Pollock Curry by Alaska Seafood
- 400 g frozen pollock wild Alaska fillet, thawed
- 3 tbsp olive oil
- 150 g frozen onions chopped
- 2 tsp frozen garlic chopped
- 1 tsp cumin seeds
- 1 tsp ground coriander
- 1 tbsp curry powder korma or mild
- 1 courgette sliced
- 1 carrot chopped into chunks
- 1 aubergine chopped into chunks
- 1 red pepper deseeded and chopped into chunks
- 800 g chopped tomatoes
- 450 ml vegetable stock or chicken
- 400 g chick peas drained
- 50 g red lentils
- 2 tbsp frozen coriander
- Pat the wild Alaska pollock fillets dry with kitchen paper and then cut them into large chunks.

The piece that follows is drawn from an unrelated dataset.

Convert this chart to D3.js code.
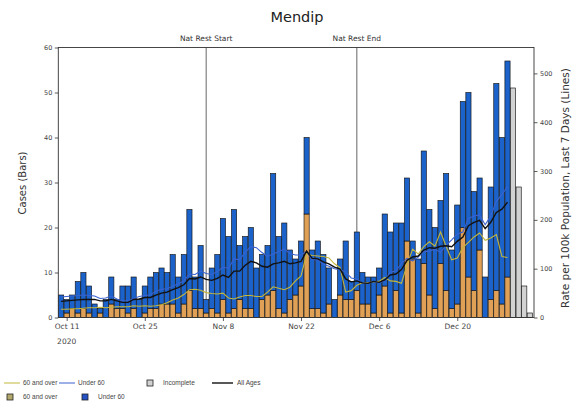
<!DOCTYPE html>
<html><head><meta charset="utf-8">
<script src="https://cdn.jsdelivr.net/npm/d3@7"></script>
<style>
body{margin:0;background:#fff}
svg{display:block}
text{font-family:"DejaVu Sans",sans-serif}
text.leg{font-family:"Liberation Sans",sans-serif}
</style>
</head><body>
<svg id="c" width="574" height="408"></svg>
<script>
// ---------- data ----------
const startDate = "2020-10-10";
// daily cases, complete days (Oct 10 .. Dec 29)
const over60 = [0,1,2,1,2,1,0,1,0,3, 2,2,1,2,0,1,2,2,3,3, 3,1,3,6,2,2,1,2,1,4,
  1,2,4,2,2,0,4,5,6,2, 1,4,5,7,23,2,2,1,3,0, 5,4,4,6,3,3,1,5,7,1,
  6,1,17,13,1,12,5,2,12,6, 2,3,20,9,6,15,0,4,6,3, 9];
const under60 = [5,3,3,7,8,6,3,1,4,6, 2,5,6,7,4,6,7,8,8,7, 11,8,11,18,7,14,3,9,13,18,
  17,22,12,16,18,11,10,11,26,16, 20,11,8,10,17,13,15,13,8,4, 8,13,4,13,7,6,8,6,16,18,
  15,20,14,4,12,25,19,18,14,26, 13,22,28,41,22,16,9,25,46,37, 48];
// incomplete days (Dec 30 .. Jan 2), all ages
const incomplete = [51,29,7,1];
// 7-day rate per 100k (lines), Oct 10 .. Dec 29
const rateAll = [33,34,35,36,37,37, 37,34,34,37,34,31,31,37,38,41, 41,46,50,52,57,61,67,80,79,83,
  78,76,80,87,82,95,95,107,115,112, 105,103,110,112,115,110,112,115,136,121,
  120,114,110,103,99,79,73,75,71,70, 74,72,77,87,89,98,117,124,126,138,
  143,142,146,147,145,156,165,188,195,199, 182,195,215,222,236];
const rateUnder60 = [42,43,44,45,46,45, 44,39,40,44,38,34,34,39,43,45, 46,54,58,59,64,69,75,89,88,95,
  90,88,94,103,101,120,118,134,145,143, 133,125,130,135,140,131,128,128,135,119,
  118,109,105,100,98,93,81,79,71,69, 74,71,75,93,95,111,121,116,124,135,
  136,140,133,148,159,171,175,203,208,210, 190,208,238,252,268];
const rateOver60 = [17,17,18,18,19,20, 20,21,20,21,22,22,22,24,23,24,23,24,26,
  30,36,40,47,57,58,56,51,49,48, 50,40,38,42,45,45,43,43,52,63,
  60,57,62,75,85,130,127,126,125,122, 110,102,52,55,66,71,71,73,74,82,
  75,74,70,108,140,130,145,155,146,175, 146,118,122,143,154,165,173,158,163,170, 125,123];
const events = [{date:"2020-11-05", label:"Nat Rest Start"},{date:"2020-12-02", label:"Nat Rest End"}];
const xTickDates = ["2020-10-11","2020-10-25","2020-11-08","2020-11-22","2020-12-06","2020-12-20"];
const yTicks = [0,10,20,30,40,50,60];
const rTicks = [0,100,200,300,400,500];

// ---------- layout ----------
const W = 574, H = 408;
const L = 58.3, R = 534, T = 47.5, B = 317.5;
const C = {over:"#e0a056", under:"#1b62cb", inc:"#d2d2d2", lAll:"#111", lUnder:"#3a62d0", lOver:"#c2b63c",
           legOver:"#b3a86c", legUnder:"#2452c4"};

const parse = d3.utcParse("%Y-%m-%d");
const start = parse(startDate);
const nDays = over60.length + incomplete.length;
const dates = d3.utcDay.range(start, d3.utcDay.offset(start, nDays));
const lastDay = dates[dates.length-1];

const x = d3.scaleUtc()
  .domain([d3.utcHour.offset(start, -12), d3.utcHour.offset(lastDay, 18)])
  .range([L, R]);
const y = d3.scaleLinear().domain([0, 60]).range([B, T]);
const yr = d3.scaleLinear().domain([0, 553]).range([B, T]);
const bw = (x(dates[1]) - x(dates[0])) * 0.93;

const svg = d3.select("#c");
svg.append("rect").attr("width", W).attr("height", H).attr("fill", "#fff");

// event lines (behind bars)
const evG = svg.append("g");
events.forEach(e => {
  const xe = x(parse(e.date));
  evG.append("line").attr("x1", xe).attr("x2", xe).attr("y1", T).attr("y2", B)
    .attr("stroke", "#666").attr("stroke-width", 1);
  evG.append("text").attr("x", xe).attr("y", 41).attr("text-anchor", "middle")
    .attr("font-size", 7.5).attr("fill", "#333").text(e.label);
});

// stacked bars
const complete = over60.map((o, i) => ({d: dates[i], o, u: under60[i]}));
const barG = svg.append("g").attr("stroke", "#151515").attr("stroke-width", 0.65);
barG.selectAll(".bo").data(complete).join("rect")
  .attr("x", d => x(d.d) - bw/2).attr("width", bw)
  .attr("y", d => y(d.o)).attr("height", d => y(0) - y(d.o))
  .attr("fill", C.over);
barG.selectAll(".bu").data(complete).join("rect")
  .attr("x", d => x(d.d) - bw/2).attr("width", bw)
  .attr("y", d => y(d.o + d.u)).attr("height", d => y(d.o) - y(d.o + d.u))
  .attr("fill", C.under);
const incData = incomplete.map((v, i) => ({d: dates[over60.length + i], v}));
barG.selectAll(".bi").data(incData).join("rect")
  .attr("x", d => x(d.d) - bw/2).attr("width", bw)
  .attr("y", d => y(d.v)).attr("height", d => y(0) - y(d.v))
  .attr("fill", C.inc);

// rate lines
const line = d3.line().x((v, i) => x(dates[i])).y(v => yr(v));
svg.append("path").attr("d", line(rateOver60)).attr("fill", "none").attr("stroke", C.lOver).attr("stroke-width", 1.1);
svg.append("path").attr("d", line(rateUnder60)).attr("fill", "none").attr("stroke", C.lUnder).attr("stroke-width", 1.1);
svg.append("path").attr("d", line(rateAll)).attr("fill", "none").attr("stroke", C.lAll).attr("stroke-width", 1.4);

// frame
svg.append("rect").attr("x", L).attr("y", T).attr("width", R - L).attr("height", B - T)
  .attr("fill", "none").attr("stroke", "#333").attr("stroke-width", 0.9);

function styleAxis(g, fs) {
  g.select(".domain").remove();
  g.selectAll(".tick line").attr("stroke", "#333").attr("stroke-width", 0.8);
  g.selectAll(".tick text").attr("fill", "#444").attr("font-size", fs);
}
svg.append("g").attr("transform", `translate(${L},0)`)
  .call(d3.axisLeft(y).tickValues(yTicks).tickSize(3.5).tickPadding(2.5))
  .call(g => styleAxis(g, 6.5));
svg.append("g").attr("transform", `translate(${R},0)`)
  .call(d3.axisRight(yr).tickValues(rTicks).tickSize(3.5).tickPadding(2.5))
  .call(g => styleAxis(g, 6.5));
svg.append("g").attr("transform", `translate(0,${B})`)
  .call(d3.axisBottom(x).tickValues(xTickDates.map(parse)).tickFormat(d3.utcFormat("%b %-d")).tickSize(3.5).tickPadding(3))
  .call(g => styleAxis(g, 7.5));
svg.append("text").attr("x", x(parse(xTickDates[0]))).attr("y", 344)
  .attr("text-anchor", "middle").attr("font-size", 7.5).attr("fill", "#444").text("2020");

// titles
svg.append("text").attr("x", 297).attr("y", 22).attr("text-anchor", "middle")
  .attr("font-size", 14.5).attr("fill", "#222").text("Mendip");
svg.append("text").attr("transform", "translate(26,183) rotate(-90)").attr("text-anchor", "middle")
  .attr("font-size", 10).attr("fill", "#333").text("Cases (Bars)");
svg.append("text").attr("transform", "translate(569,188) rotate(-90)").attr("text-anchor", "middle")
  .attr("font-size", 10.5).attr("fill", "#333").text("Rate per 100k Population, Last 7 Days (Lines)");

// legend
const lg = svg.append("g");
function legLine(x1, x2, yy, col, w) {
  lg.append("line").attr("x1", x1).attr("x2", x2).attr("y1", yy).attr("y2", yy).attr("stroke", col).attr("stroke-width", w);
}
function legBox(x0, yy, col) {
  lg.append("rect").attr("x", x0).attr("y", yy - 3).attr("width", 6).attr("height", 6)
    .attr("fill", col).attr("stroke", "#222").attr("stroke-width", 0.8);
}
function legText(x0, yy, t) {
  lg.append("text").attr("class", "leg").attr("x", x0).attr("y", yy + 2.3)
    .attr("font-size", 6.5).attr("fill", "#444").text(t);
}
const r1 = 383, r2 = 397;
legLine(4, 20, r1, C.lOver, 1); legText(23, r1, "60 and over");
legLine(59, 75, r1, C.lUnder, 1); legText(78, r1, "Under 60");
legBox(147, r1, C.inc); legText(163, r1, "Incomplete");
legLine(212, 233, r1, C.lAll, 1.4); legText(237, r1, "All Ages");
legBox(7, r2, C.legOver); legText(23, r2, "60 and over");
legBox(82, r2, C.legUnder); legText(98, r2, "Under 60");
</script>
</body></html>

- Heat the olive oil in a large saucepan. Gently fry the onion and garlic for 2 or 3 minutes, until softened. Stir in the cumin seeds, ground coriander and curry powder and stir for a few seconds.
- Add the courgette, carrot, aubergine, pepper and canned tomatoes. Pour in the stock and add the chickpeas and lentils. Bring to the boil, then reduce the heat and simmer for 20-30 minutes, or until the vegetables are tender and the lentils are soft.
- Add the pollock chunks to the saucepan, stirring them in gently. Simmer the curry for a further 5 minutes to cook the fish. Stir in the fresh coriander and season to taste.
- Ladle into warm bowls and serve with hot naan bread or rice.